Click the photo above to view a slideshow of works from both galleries>>

Seventy-two blocks uptown and six avenues east is Lin’s complementary show, Recycled Landscapes, at Salon 94. While not unimpressive, it pales next to its Chelsea counterpart, but maybe that’s the point. Here the utterly polished gallery space has been transformed into an obsessive-compulsive’s playroom; refinement infused with touches of juvenility.

Cruder models of mountainous terrain sit on stacks of cardboard boxes, topographical maps of terraced ravines are cut out of atlases and old phone books, and colorful orbs of varying size rest, almost cautiously, on the gallery floor. Unlike Three Ways, with its naturalistic objects fabricated out of natural materials, Recycled Landscapes disrupts that relationship with fabricated materials, yet thankfully stops shy of politicizing the world’s ongoing struggle with recycling. At Pace Wildenstein we felt invited to lay hands on Blue Lake Pass and 2 x 4 Landscape, to examine their tactile qualities. But with Lin’s floor globes at Salon 94 – made from plastic bottle caps, mini rubber sports balls and miscellaneous children’s playthings – she has created something profound and altogether dissocial: whole objects we cannot touch, made from smaller objects conceived to be handled without care. Recycling can be a real bitch sometimes.

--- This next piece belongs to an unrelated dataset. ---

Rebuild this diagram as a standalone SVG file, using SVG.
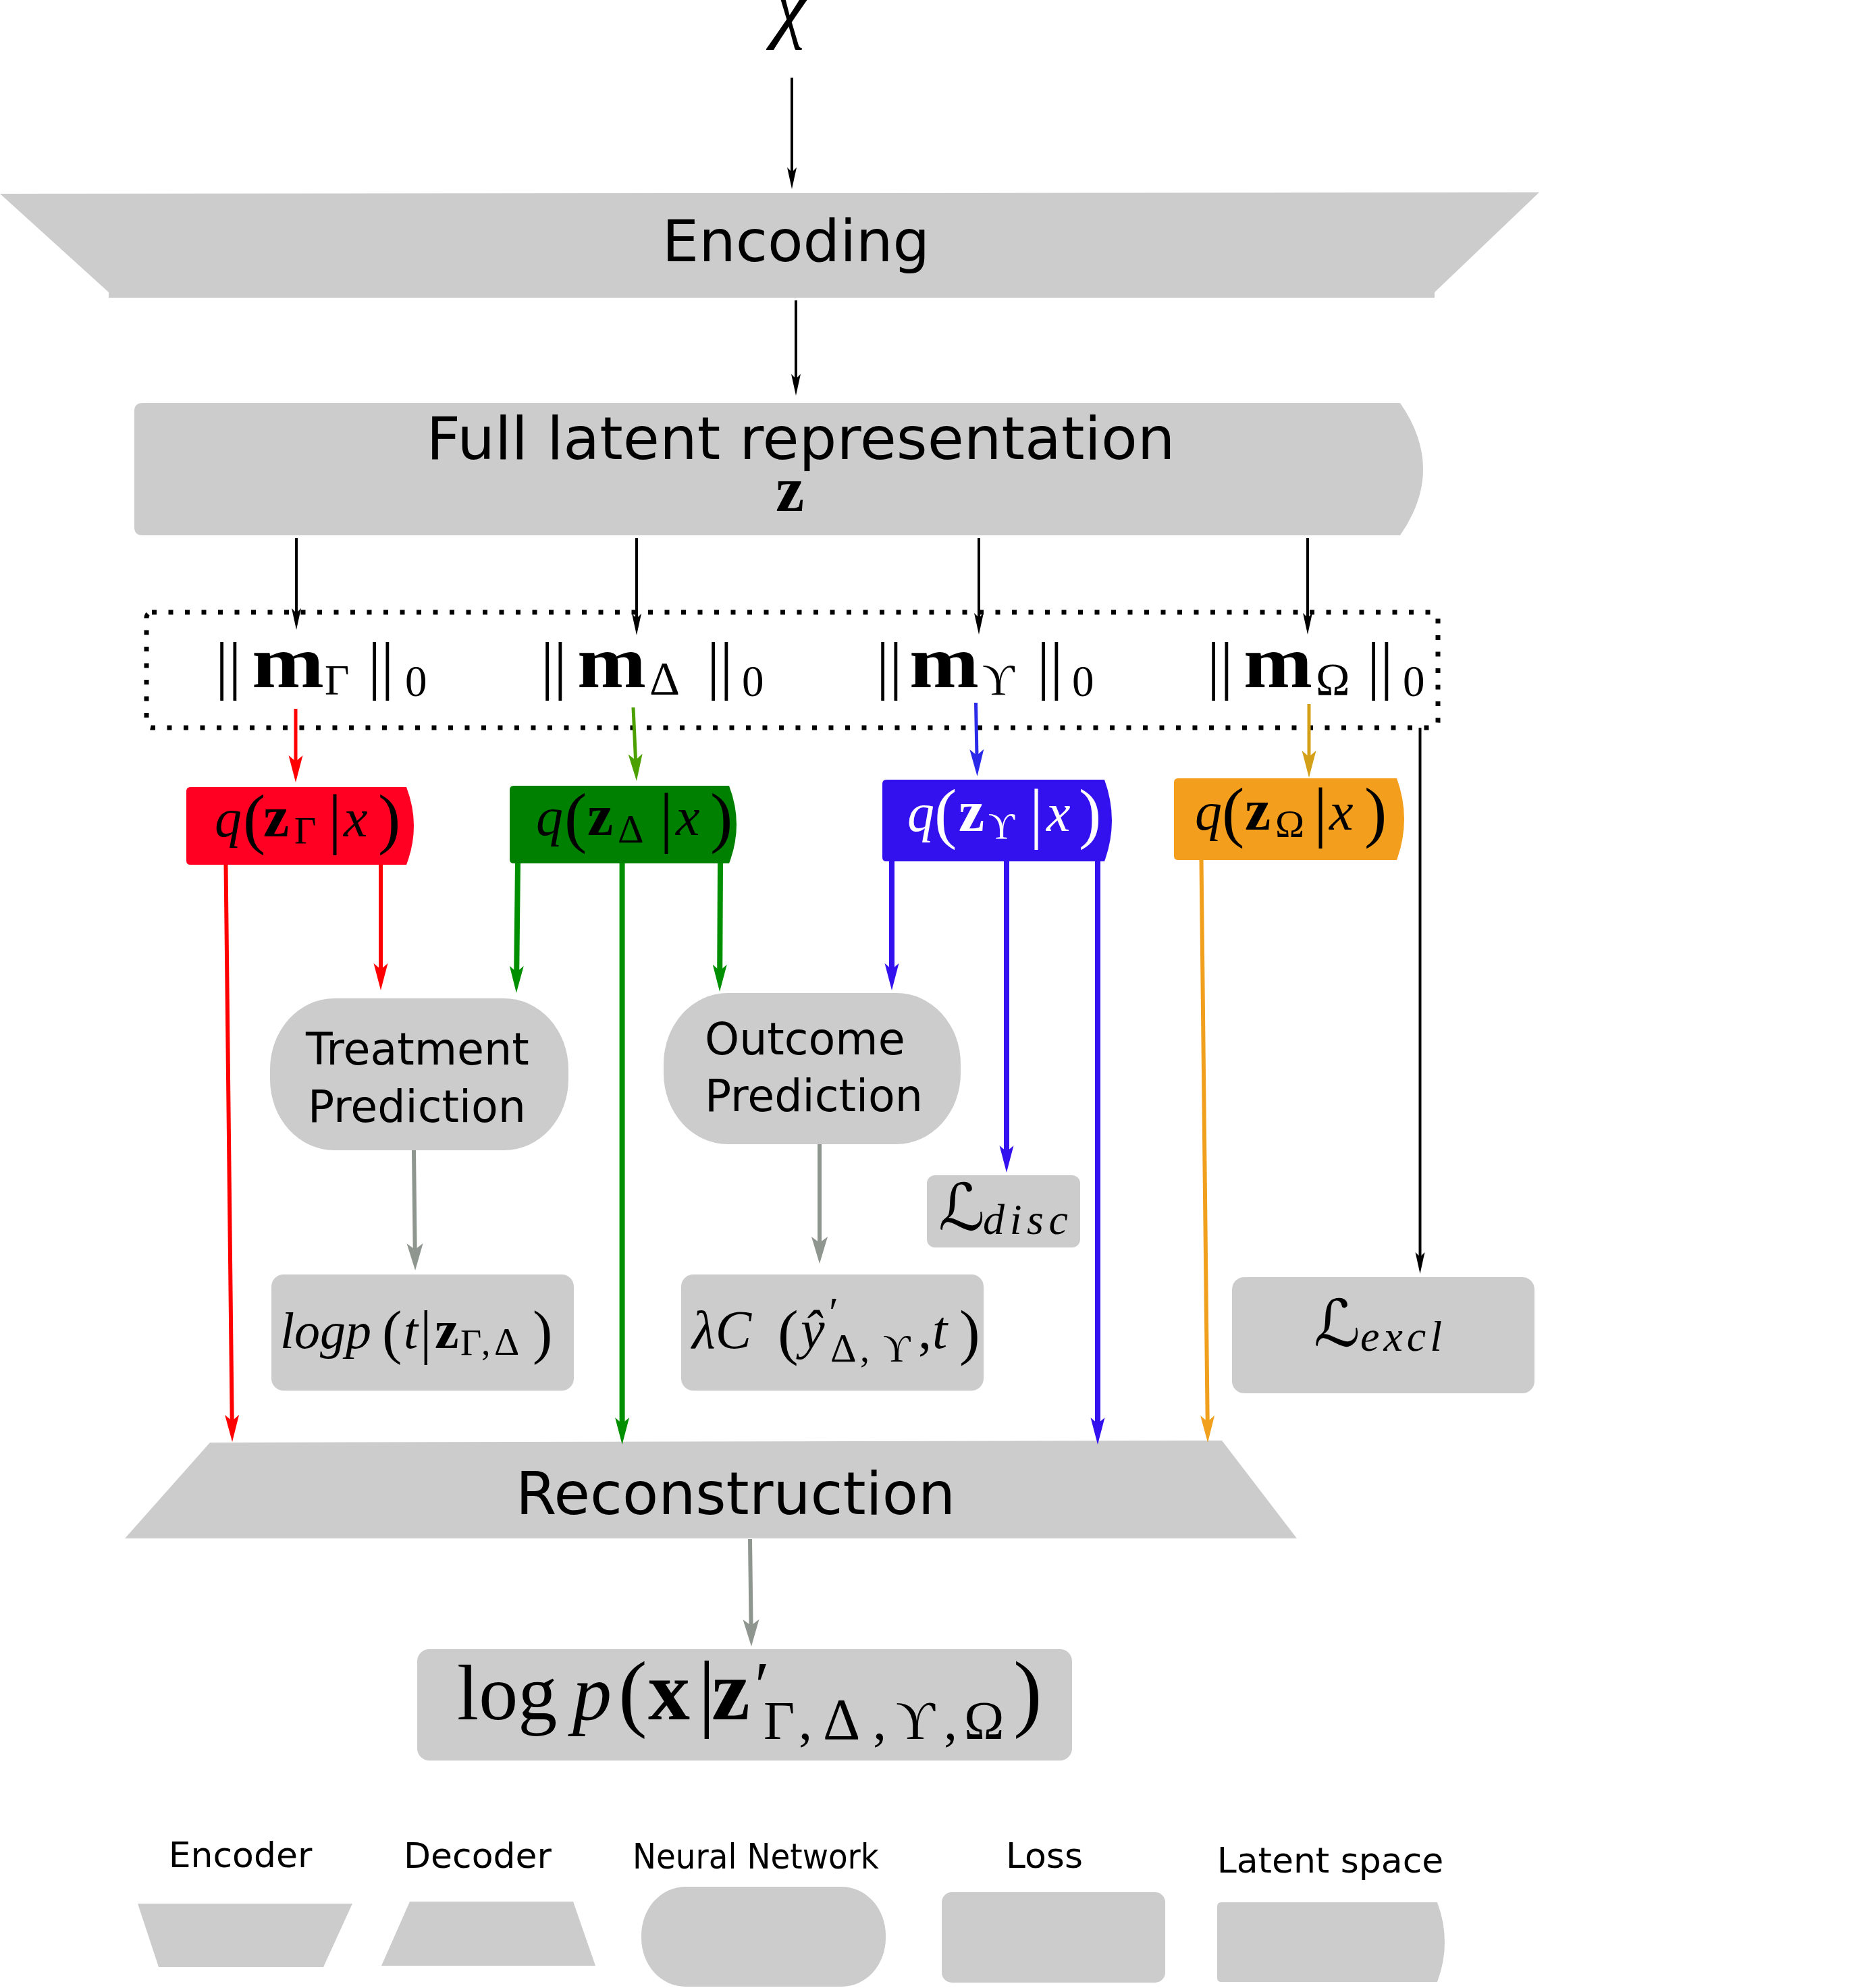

The Pace Wildenstein show could easily stand alone and yield the same effects, which is more than we can say for Recycled Landscapes. But together they conjure a divine little conflict that’s fitting of Lin’s not-so-little career. In Chelsea, each of the three ways has a singleness of shape because the parts come together effortlessly, and seem to expand with the experience as a whole. In the Upper East Side, those parts have either been forced together or scaled down to save space, leaving one with an empty feeling, like a soon-to-be-filled landfill. So in the end, perhaps another visit to the National Mall is needed to get that happy medium.

Three Ways of Looking at the Earth is on view through the 24th of October; Recycled Landscapes is up through November 13.